The task: Leaving the pictures out, print the lines from the first line of the listing through the line containing "of laboratory confirmation<span", exactly as they read, and no others.

....

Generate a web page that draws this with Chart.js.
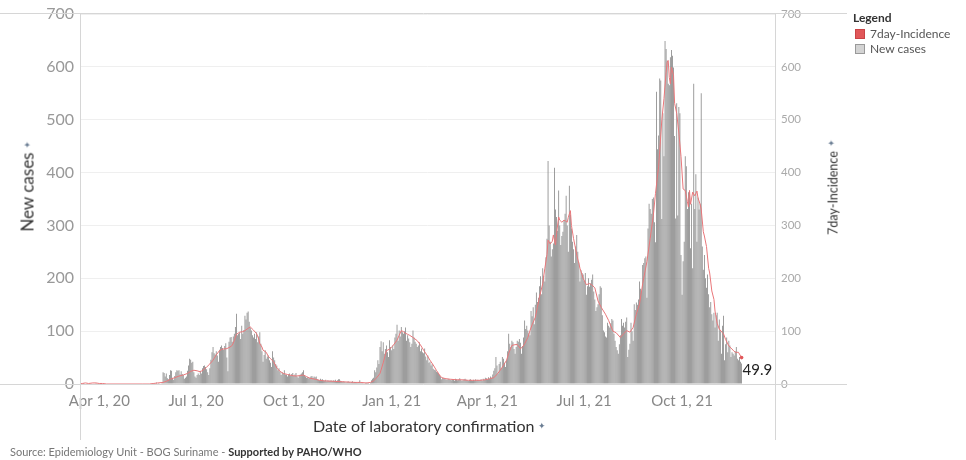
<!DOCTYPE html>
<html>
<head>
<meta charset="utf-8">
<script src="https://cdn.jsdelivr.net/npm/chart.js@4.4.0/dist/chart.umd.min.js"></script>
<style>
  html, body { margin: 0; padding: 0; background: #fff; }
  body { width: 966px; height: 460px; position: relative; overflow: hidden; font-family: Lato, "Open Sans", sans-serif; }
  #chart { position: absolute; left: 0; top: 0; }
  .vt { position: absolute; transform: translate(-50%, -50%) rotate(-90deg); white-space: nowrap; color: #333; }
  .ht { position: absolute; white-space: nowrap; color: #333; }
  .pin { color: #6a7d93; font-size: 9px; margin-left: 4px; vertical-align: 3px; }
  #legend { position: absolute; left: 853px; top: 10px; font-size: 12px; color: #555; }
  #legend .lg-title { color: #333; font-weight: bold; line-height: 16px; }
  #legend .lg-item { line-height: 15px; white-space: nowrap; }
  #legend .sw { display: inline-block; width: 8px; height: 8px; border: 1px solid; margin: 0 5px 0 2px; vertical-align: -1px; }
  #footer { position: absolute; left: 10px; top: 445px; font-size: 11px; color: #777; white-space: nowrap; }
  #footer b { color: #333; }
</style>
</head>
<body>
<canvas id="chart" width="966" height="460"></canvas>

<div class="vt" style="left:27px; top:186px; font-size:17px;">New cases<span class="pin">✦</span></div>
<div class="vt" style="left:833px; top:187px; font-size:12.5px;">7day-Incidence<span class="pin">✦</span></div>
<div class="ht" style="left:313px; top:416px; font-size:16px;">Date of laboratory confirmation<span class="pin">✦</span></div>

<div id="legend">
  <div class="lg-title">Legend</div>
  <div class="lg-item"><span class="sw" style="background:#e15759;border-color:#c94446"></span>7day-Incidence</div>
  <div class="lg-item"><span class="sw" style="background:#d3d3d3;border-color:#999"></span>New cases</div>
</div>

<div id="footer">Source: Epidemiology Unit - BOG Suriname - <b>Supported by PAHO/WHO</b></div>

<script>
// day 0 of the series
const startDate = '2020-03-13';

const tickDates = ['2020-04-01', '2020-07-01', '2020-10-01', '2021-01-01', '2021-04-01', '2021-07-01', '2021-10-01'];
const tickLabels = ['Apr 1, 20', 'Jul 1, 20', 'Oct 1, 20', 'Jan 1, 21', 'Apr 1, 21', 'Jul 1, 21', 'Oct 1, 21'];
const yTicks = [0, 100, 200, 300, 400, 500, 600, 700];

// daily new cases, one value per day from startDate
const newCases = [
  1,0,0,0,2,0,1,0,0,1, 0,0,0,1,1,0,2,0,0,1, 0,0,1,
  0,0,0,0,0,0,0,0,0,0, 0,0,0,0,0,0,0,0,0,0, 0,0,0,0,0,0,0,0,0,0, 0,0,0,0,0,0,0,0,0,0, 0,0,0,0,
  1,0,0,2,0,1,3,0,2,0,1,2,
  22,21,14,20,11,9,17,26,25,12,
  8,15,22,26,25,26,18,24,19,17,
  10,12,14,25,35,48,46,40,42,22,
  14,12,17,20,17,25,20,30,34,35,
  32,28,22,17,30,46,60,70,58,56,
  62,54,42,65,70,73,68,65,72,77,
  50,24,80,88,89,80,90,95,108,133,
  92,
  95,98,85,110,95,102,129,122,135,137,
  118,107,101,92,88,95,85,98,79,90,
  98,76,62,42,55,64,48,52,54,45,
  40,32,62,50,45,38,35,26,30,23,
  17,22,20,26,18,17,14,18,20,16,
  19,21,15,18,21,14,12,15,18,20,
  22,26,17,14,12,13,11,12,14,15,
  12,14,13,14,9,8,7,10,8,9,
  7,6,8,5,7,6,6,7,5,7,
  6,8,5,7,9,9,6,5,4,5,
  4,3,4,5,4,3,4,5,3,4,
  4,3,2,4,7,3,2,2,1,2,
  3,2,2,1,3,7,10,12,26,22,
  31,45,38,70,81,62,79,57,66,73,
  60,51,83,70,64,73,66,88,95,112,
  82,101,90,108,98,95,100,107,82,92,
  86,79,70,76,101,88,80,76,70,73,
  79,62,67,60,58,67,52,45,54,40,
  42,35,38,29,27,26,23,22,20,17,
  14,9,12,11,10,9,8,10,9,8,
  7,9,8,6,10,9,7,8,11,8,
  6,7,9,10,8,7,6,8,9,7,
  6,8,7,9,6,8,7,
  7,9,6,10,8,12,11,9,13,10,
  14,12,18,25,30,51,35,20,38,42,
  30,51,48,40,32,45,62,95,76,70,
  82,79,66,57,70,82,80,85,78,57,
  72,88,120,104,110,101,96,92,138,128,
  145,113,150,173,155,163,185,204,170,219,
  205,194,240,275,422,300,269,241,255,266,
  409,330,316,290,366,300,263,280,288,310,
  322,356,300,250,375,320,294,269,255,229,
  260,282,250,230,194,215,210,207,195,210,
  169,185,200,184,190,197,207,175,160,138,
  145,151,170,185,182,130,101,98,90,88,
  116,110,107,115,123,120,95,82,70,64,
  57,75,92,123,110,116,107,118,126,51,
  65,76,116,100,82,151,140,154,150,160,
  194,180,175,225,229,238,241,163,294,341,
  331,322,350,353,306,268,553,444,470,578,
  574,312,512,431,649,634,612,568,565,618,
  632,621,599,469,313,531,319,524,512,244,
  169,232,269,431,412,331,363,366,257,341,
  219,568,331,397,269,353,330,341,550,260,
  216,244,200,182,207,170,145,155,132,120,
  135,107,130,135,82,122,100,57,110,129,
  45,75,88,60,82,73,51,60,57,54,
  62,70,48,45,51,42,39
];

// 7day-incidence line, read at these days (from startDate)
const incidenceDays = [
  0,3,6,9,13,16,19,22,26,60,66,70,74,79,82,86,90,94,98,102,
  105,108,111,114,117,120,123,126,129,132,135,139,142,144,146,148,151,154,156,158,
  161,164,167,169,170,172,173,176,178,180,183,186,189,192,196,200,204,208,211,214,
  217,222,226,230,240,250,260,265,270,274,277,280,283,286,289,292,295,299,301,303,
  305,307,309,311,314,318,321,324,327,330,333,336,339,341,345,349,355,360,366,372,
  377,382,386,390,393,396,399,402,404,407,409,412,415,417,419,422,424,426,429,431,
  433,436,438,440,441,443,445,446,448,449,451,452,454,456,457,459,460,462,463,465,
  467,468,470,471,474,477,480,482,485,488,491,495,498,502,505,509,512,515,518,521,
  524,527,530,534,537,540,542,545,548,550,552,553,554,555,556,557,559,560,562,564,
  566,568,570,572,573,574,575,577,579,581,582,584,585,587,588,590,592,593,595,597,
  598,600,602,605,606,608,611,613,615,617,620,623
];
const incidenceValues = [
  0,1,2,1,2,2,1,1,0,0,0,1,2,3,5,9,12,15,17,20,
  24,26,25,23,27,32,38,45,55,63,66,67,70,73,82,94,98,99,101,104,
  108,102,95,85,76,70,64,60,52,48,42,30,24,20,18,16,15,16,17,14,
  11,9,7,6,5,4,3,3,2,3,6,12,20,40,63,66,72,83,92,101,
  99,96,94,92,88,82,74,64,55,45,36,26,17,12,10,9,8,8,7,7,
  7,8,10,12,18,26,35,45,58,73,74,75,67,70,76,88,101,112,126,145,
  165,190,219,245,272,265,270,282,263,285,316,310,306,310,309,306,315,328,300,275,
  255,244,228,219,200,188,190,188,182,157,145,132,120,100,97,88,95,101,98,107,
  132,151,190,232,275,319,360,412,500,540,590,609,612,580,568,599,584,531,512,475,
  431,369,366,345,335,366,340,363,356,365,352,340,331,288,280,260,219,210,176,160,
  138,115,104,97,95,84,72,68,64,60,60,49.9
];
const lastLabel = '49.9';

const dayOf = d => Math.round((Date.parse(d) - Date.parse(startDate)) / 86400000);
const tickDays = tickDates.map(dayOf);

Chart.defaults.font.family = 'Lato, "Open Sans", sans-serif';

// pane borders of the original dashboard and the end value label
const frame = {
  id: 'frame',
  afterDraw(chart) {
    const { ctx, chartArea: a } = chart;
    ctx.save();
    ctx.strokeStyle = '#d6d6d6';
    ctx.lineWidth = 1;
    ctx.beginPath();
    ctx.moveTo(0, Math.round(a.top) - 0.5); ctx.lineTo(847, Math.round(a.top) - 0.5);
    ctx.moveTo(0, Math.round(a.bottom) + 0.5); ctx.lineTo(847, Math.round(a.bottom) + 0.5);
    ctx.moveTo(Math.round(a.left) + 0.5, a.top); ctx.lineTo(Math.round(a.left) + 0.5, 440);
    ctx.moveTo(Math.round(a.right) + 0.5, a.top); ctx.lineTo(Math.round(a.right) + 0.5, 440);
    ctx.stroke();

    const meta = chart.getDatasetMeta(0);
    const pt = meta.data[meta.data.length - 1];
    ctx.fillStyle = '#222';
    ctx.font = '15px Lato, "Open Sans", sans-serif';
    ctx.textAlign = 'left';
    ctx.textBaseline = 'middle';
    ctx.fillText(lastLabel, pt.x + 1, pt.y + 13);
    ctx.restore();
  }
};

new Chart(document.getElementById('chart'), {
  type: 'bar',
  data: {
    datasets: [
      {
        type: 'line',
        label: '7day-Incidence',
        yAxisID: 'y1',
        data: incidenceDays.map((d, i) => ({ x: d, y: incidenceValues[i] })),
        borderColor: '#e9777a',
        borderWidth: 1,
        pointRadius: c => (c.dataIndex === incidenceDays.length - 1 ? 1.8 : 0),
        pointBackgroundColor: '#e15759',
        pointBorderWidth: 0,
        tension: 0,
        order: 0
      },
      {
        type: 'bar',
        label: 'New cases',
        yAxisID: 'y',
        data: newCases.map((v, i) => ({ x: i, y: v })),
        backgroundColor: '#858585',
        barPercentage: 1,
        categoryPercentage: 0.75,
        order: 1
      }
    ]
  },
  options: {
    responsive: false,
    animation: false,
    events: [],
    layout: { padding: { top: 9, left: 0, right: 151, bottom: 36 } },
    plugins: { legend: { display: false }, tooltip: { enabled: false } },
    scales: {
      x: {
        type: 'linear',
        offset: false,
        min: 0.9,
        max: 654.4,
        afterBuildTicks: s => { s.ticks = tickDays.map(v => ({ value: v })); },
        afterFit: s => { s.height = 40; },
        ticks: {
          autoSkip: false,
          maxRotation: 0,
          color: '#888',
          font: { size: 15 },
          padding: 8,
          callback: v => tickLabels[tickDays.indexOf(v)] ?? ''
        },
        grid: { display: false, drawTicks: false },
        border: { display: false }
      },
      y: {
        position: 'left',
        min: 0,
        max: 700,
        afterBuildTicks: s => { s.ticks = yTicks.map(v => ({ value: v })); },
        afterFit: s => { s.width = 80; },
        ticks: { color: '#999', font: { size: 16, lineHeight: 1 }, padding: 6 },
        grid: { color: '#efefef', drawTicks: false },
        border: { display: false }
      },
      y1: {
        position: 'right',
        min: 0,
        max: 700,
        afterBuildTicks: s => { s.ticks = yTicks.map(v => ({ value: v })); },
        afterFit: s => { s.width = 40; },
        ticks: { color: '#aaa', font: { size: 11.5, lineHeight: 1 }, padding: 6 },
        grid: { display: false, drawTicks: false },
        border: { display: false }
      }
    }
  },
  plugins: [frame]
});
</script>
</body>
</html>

....

Answer to the exercise:
Generate a web page that draws this with Chart.js.
<!DOCTYPE html>
<html>
<head>
<meta charset="utf-8">
<script src="https://cdn.jsdelivr.net/npm/chart.js@4.4.0/dist/chart.umd.min.js"></script>
<style>
  html, body { margin: 0; padding: 0; background: #fff; }
  body { width: 966px; height: 460px; position: relative; overflow: hidden; font-family: Lato, "Open Sans", sans-serif; }
  #chart { position: absolute; left: 0; top: 0; }
  .vt { position: absolute; transform: translate(-50%, -50%) rotate(-90deg); white-space: nowrap; color: #333; }
  .ht { position: absolute; white-space: nowrap; color: #333; }
  .pin { color: #6a7d93; font-size: 9px; margin-left: 4px; vertical-align: 3px; }
  #legend { position: absolute; left: 853px; top: 10px; font-size: 12px; color: #555; }
  #legend .lg-title { color: #333; font-weight: bold; line-height: 16px; }
  #legend .lg-item { line-height: 15px; white-space: nowrap; }
  #legend .sw { display: inline-block; width: 8px; height: 8px; border: 1px solid; margin: 0 5px 0 2px; vertical-align: -1px; }
  #footer { position: absolute; left: 10px; top: 445px; font-size: 11px; color: #777; white-space: nowrap; }
  #footer b { color: #333; }
</style>
</head>
<body>
<canvas id="chart" width="966" height="460"></canvas>

<div class="vt" style="left:27px; top:186px; font-size:17px;">New cases<span class="pin">✦</span></div>
<div class="vt" style="left:833px; top:187px; font-size:12.5px;">7day-Incidence<span class="pin">✦</span></div>
<div class="ht" style="left:313px; top:416px; font-size:16px;">Date of laboratory confirmation<span class="pin">✦</span></div>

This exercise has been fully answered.